O otimismo não vai nos salvar
O mundo precisa dos otimistas. De gente que acredita que as coisas podem ser melhores e, mesmo quando as chances estão todas contra, não desistem. Quando vencem, viram heróis e entram para a História. Quando perdem, geralmente são esquecidos, ou alimentam o argumento dos pessimistas.
E o mundo precisa também dos pessimistas. Não aquele tipo agourento que acha que vai dar tudo errado, mas o que não se furta de avaliar a situação e de se preparar para o pior cenário, ainda que ele seja pouco provável. E que fique claro que não se trata de torcer contra, mas de saber que, às vezes, a realidade é cruel e atropela sem dó nossas esperanças e expectativas. Saber como lidar com isso, aliás, é o que pode proteger de uma frustração insuperável o otimista ou impedir que o pessimista seja incapaz de comemorar eventuais vitórias.

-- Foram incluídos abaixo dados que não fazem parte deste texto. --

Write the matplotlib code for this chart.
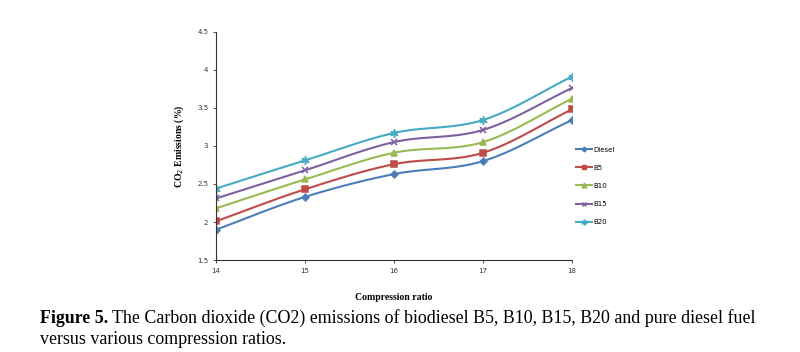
import numpy as np
import matplotlib.pyplot as plt

ratios = [14, 15, 16, 17, 18]
diesel = [1.90, 2.33, 2.63, 2.80, 3.34]
b5 = [2.01, 2.43, 2.76, 2.91, 3.48]
b10 = [2.18, 2.56, 2.91, 3.05, 3.62]
b15 = [2.31, 2.68, 3.05, 3.21, 3.76]
b20 = [2.44, 2.81, 3.17, 3.34, 3.91]
labels = ['Diesel', 'B5', 'B10', 'B15', 'B20']
yticks = [1.5, 2, 2.5, 3, 3.5, 4, 4.5]
ytick_labels = ['1.5', '2', '2.5', '3', '3.5', '4', '4.5']


def smooth(x, y, n=30):
    # Catmull-Rom curve through the points, like Excel's smoothed line
    x = np.asarray(x, float)
    y = np.asarray(y, float)
    px = np.concatenate([[2 * x[0] - x[1]], x, [2 * x[-1] - x[-2]]])
    py = np.concatenate([[2 * y[0] - y[1]], y, [2 * y[-1] - y[-2]]])
    xs, ys = [], []
    t = np.linspace(0, 1, n)
    for i in range(1, len(px) - 2):
        for p, out in ((px, xs), (py, ys)):
            p0, p1, p2, p3 = p[i - 1], p[i], p[i + 1], p[i + 2]
            out.extend(0.5 * (2 * p1 + (-p0 + p2) * t
                              + (2 * p0 - 5 * p1 + 4 * p2 - p3) * t ** 2
                              + (-p0 + 3 * p1 - 3 * p2 + p3) * t ** 3))
    return xs, ys


colors = ['#4a7ebb', '#be4b48', '#98b954', '#7d60a0', '#46aac5']
markers = ['D', 's', '^', 'x', (6, 2, 0)]
sizes = [3.5, 5, 5, 5, 6]

fig = plt.figure(figsize=(8, 3.52), dpi=100)
ax = fig.add_axes([0.27, 0.261, 0.445, 0.649])

for vals, lab, c, m, s in zip([diesel, b5, b10, b15, b20], labels, colors, markers, sizes):
    xs, ys = smooth(ratios, vals)
    ax.plot(xs, ys, color=c, linewidth=1.5)
    ax.plot(ratios, vals, linestyle='none', marker=m, color=c, markersize=s,
            markeredgewidth=1.1)
    ax.plot([], [], color=c, linewidth=1.5, marker=m, markersize=s * 0.7, label=lab)

ax.set_xlim(14, 18)
ax.set_ylim(1.5, 4.5)
ax.set_xticks(ratios)
ax.set_yticks(yticks)
ax.set_yticklabels(ytick_labels)
ax.tick_params(labelsize=5, length=2, width=0.6, colors='#333333')
for sp in ['top', 'right']:
    ax.spines[sp].set_visible(False)
for sp in ['left', 'bottom']:
    ax.spines[sp].set_linewidth(0.8)
    ax.spines[sp].set_color('#333333')

ax.set_ylabel('CO$_2$ Emissions (%)', fontsize=7, fontweight='bold',
              family='Liberation Serif', labelpad=8)
ax.set_xlabel('Compression ratio', fontsize=7, fontweight='bold',
              family='Liberation Serif', labelpad=14)

ax.legend(loc='center left', bbox_to_anchor=(0.995, 0.325), frameon=False,
          fontsize=5, handlelength=2.2, handletextpad=0.2, labelspacing=1.75)

cap_size = 12.9
t1 = fig.text(0.05, 0.083, 'Figure 5.', fontsize=cap_size, fontweight='bold',
              family='Liberation Serif')
fig.canvas.draw()
bb = t1.get_window_extent().transformed(fig.transFigure.inverted())
fig.text(bb.x1 + 0.005, 0.083,
         'The Carbon dioxide (CO2) emissions of biodiesel B5, B10, B15, B20 and pure diesel fuel',
         fontsize=cap_size, family='Liberation Serif')
fig.text(0.05, 0.023, 'versus various compression ratios.', fontsize=cap_size,
         family='Liberation Serif')

fig.savefig('out.png', dpi=100)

O otimismo não pode, também, nos deslocar da realidade. Muita gente tomou uma dose cavalar para terminar 2020 e iniciar 2021, uma boa parte até agindo como se bastasse ter pensamento positivo para que o coronavírus parasse de ser uma ameaça. Pena que otimismo não é vacina e, pendendo para os pessimistas, o número de casos e mortes continua subindo e várias países têm adotado medidas mais rígidas enquanto não é possível vacinar todo mundo.
No Brasil, temos dois extremos. Enquanto os otimistas acreditam que está tudo bem, os pessimistas apontam que não iniciamos a vacinação e que os 200 mil mortos até agora vão ganhar ainda muitas milhares de companhias, sendo um sem número evitável com ações como distanciamento social, uso de máscaras, uso de álcool em gel.
Não sou pessimista (a esse ponto), mas também não vivo fora da realidade e os fatos mostram que estamos bem longe de estar tudo bem. O otimismo é necessário e bem-vindo, mas é preciso lembrar que a epidemia não acabou e que estamos perto do pior momento desde o seu início, arriscando a superá-lo.
O otimismo é bom mas são 200 mil mortos e contando. O otimismo ajuda mas os serviços de saúde (público e privado) trabalham sob risco de lotação, o que ocasionaria falta de atendimento para todos, inclusive quem não tem coronavírus, mas precisa de atendimento médico. O otimismo é importante, mas se não houver ações baseadas na ciência, pesquisa, estudos e fatos, não se salvará vidas e nem economia.
É natural que nós, como seres humanos, criemos ciclos de tempo para organizarmos a vida, seria um caos se não o fizéssemos. Um novo ano deve e traz sim uma expectativa de que seja melhor, e de que sejamos melhores também como sociedade. Mas não se pode ignorar fatos, a realidade e a questão de que o tempo não funciona como nós queremos. Virar a “chavinha” de 2020 para 2021 não elimina qualquer problema existente, ainda que ajude a renovar nossas esperanças e forças para lutar por mudanças.
Infelizmente, depois de muita festa e comemoração pelo fim do último ano (ter sobrevivido já é motivo de alegria que muitos não tiveram e tantos outros perderam entes queridos), é hora de colocar os pés no chão e prestar atenção para os mesmos problemas.
Acredito que as coisas devem melhorar, eventualmente. Mas antes disso, há uma chance grande de piorar. Parafraseando Harvey Dent, vulgo Duas-Caras em Batman – O Cavaleiro das Trevas, “a noite é sempre mais escura antes do amanhecer”.
Pena que não estamos num filme e que por incompetência, irresponsabilidade e falta de empatia, muitos otimistas não estarão aqui para ver a luz do dia.